▶ _WHAT THE TASK ASKS_
Drop the pictures from the entries below, then reproduce the rest exactly.

▶ _EXERCISE MATERIALS_
= = =

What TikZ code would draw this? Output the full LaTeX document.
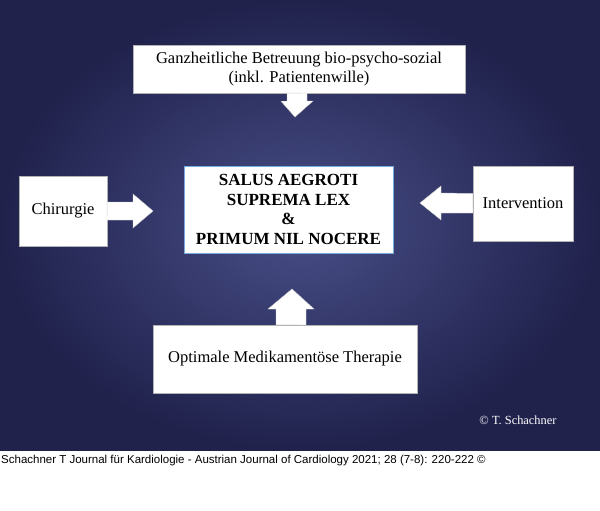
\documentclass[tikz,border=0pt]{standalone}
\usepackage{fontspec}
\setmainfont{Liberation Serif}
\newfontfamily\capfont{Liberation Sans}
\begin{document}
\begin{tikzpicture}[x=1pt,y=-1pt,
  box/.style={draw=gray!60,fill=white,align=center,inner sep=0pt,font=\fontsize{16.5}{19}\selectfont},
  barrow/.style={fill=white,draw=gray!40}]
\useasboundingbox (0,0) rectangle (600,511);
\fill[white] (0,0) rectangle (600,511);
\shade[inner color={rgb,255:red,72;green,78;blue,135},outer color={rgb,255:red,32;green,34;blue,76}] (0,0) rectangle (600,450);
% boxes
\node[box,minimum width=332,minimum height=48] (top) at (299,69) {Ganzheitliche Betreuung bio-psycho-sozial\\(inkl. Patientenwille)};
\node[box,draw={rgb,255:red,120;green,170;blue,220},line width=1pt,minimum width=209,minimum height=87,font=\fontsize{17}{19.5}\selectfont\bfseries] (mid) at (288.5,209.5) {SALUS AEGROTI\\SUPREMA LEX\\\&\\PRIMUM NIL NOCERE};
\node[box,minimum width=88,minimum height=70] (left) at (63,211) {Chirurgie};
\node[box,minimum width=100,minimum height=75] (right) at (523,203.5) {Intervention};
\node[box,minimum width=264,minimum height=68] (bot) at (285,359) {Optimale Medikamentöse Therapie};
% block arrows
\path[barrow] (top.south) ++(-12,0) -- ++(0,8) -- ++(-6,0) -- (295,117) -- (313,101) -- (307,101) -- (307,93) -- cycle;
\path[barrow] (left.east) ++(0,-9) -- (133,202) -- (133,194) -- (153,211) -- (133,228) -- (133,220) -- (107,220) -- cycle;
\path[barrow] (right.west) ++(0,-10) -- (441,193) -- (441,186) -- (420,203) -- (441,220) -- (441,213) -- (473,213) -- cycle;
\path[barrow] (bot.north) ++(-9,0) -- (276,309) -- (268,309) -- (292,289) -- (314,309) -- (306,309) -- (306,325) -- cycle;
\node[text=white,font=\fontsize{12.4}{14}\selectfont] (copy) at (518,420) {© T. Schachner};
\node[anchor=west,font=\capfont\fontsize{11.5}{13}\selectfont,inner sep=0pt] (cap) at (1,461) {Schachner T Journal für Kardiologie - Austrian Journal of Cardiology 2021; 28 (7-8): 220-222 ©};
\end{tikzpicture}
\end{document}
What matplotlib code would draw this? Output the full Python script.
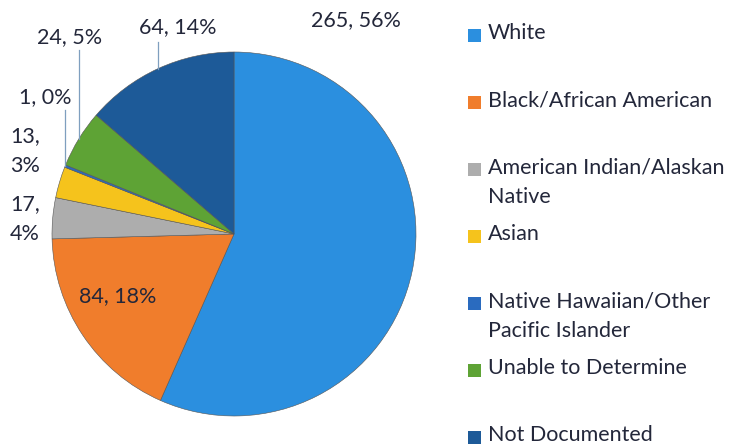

= = =

▶ _ANSWER TO THIS EXERCISE_
What TikZ code would draw this? Output the full LaTeX document.
\documentclass[tikz,border=0pt]{standalone}
\usepackage{fontspec}
\setmainfont{Liberation Serif}
\newfontfamily\capfont{Liberation Sans}
\begin{document}
\begin{tikzpicture}[x=1pt,y=-1pt,
  box/.style={draw=gray!60,fill=white,align=center,inner sep=0pt,font=\fontsize{16.5}{19}\selectfont},
  barrow/.style={fill=white,draw=gray!40}]
\useasboundingbox (0,0) rectangle (600,511);
\fill[white] (0,0) rectangle (600,511);
\shade[inner color={rgb,255:red,72;green,78;blue,135},outer color={rgb,255:red,32;green,34;blue,76}] (0,0) rectangle (600,450);
% boxes
\node[box,minimum width=332,minimum height=48] (top) at (299,69) {Ganzheitliche Betreuung bio-psycho-sozial\\(inkl. Patientenwille)};
\node[box,draw={rgb,255:red,120;green,170;blue,220},line width=1pt,minimum width=209,minimum height=87,font=\fontsize{17}{19.5}\selectfont\bfseries] (mid) at (288.5,209.5) {SALUS AEGROTI\\SUPREMA LEX\\\&\\PRIMUM NIL NOCERE};
\node[box,minimum width=88,minimum height=70] (left) at (63,211) {Chirurgie};
\node[box,minimum width=100,minimum height=75] (right) at (523,203.5) {Intervention};
\node[box,minimum width=264,minimum height=68] (bot) at (285,359) {Optimale Medikamentöse Therapie};
% block arrows
\path[barrow] (top.south) ++(-12,0) -- ++(0,8) -- ++(-6,0) -- (295,117) -- (313,101) -- (307,101) -- (307,93) -- cycle;
\path[barrow] (left.east) ++(0,-9) -- (133,202) -- (133,194) -- (153,211) -- (133,228) -- (133,220) -- (107,220) -- cycle;
\path[barrow] (right.west) ++(0,-10) -- (441,193) -- (441,186) -- (420,203) -- (441,220) -- (441,213) -- (473,213) -- cycle;
\path[barrow] (bot.north) ++(-9,0) -- (276,309) -- (268,309) -- (292,289) -- (314,309) -- (306,309) -- (306,325) -- cycle;
\node[text=white,font=\fontsize{12.4}{14}\selectfont] (copy) at (518,420) {© T. Schachner};
\node[anchor=west,font=\capfont\fontsize{11.5}{13}\selectfont,inner sep=0pt] (cap) at (1,461) {Schachner T Journal für Kardiologie - Austrian Journal of Cardiology 2021; 28 (7-8): 220-222 ©};
\end{tikzpicture}
\end{document}
What matplotlib code would draw this? Output the full Python script.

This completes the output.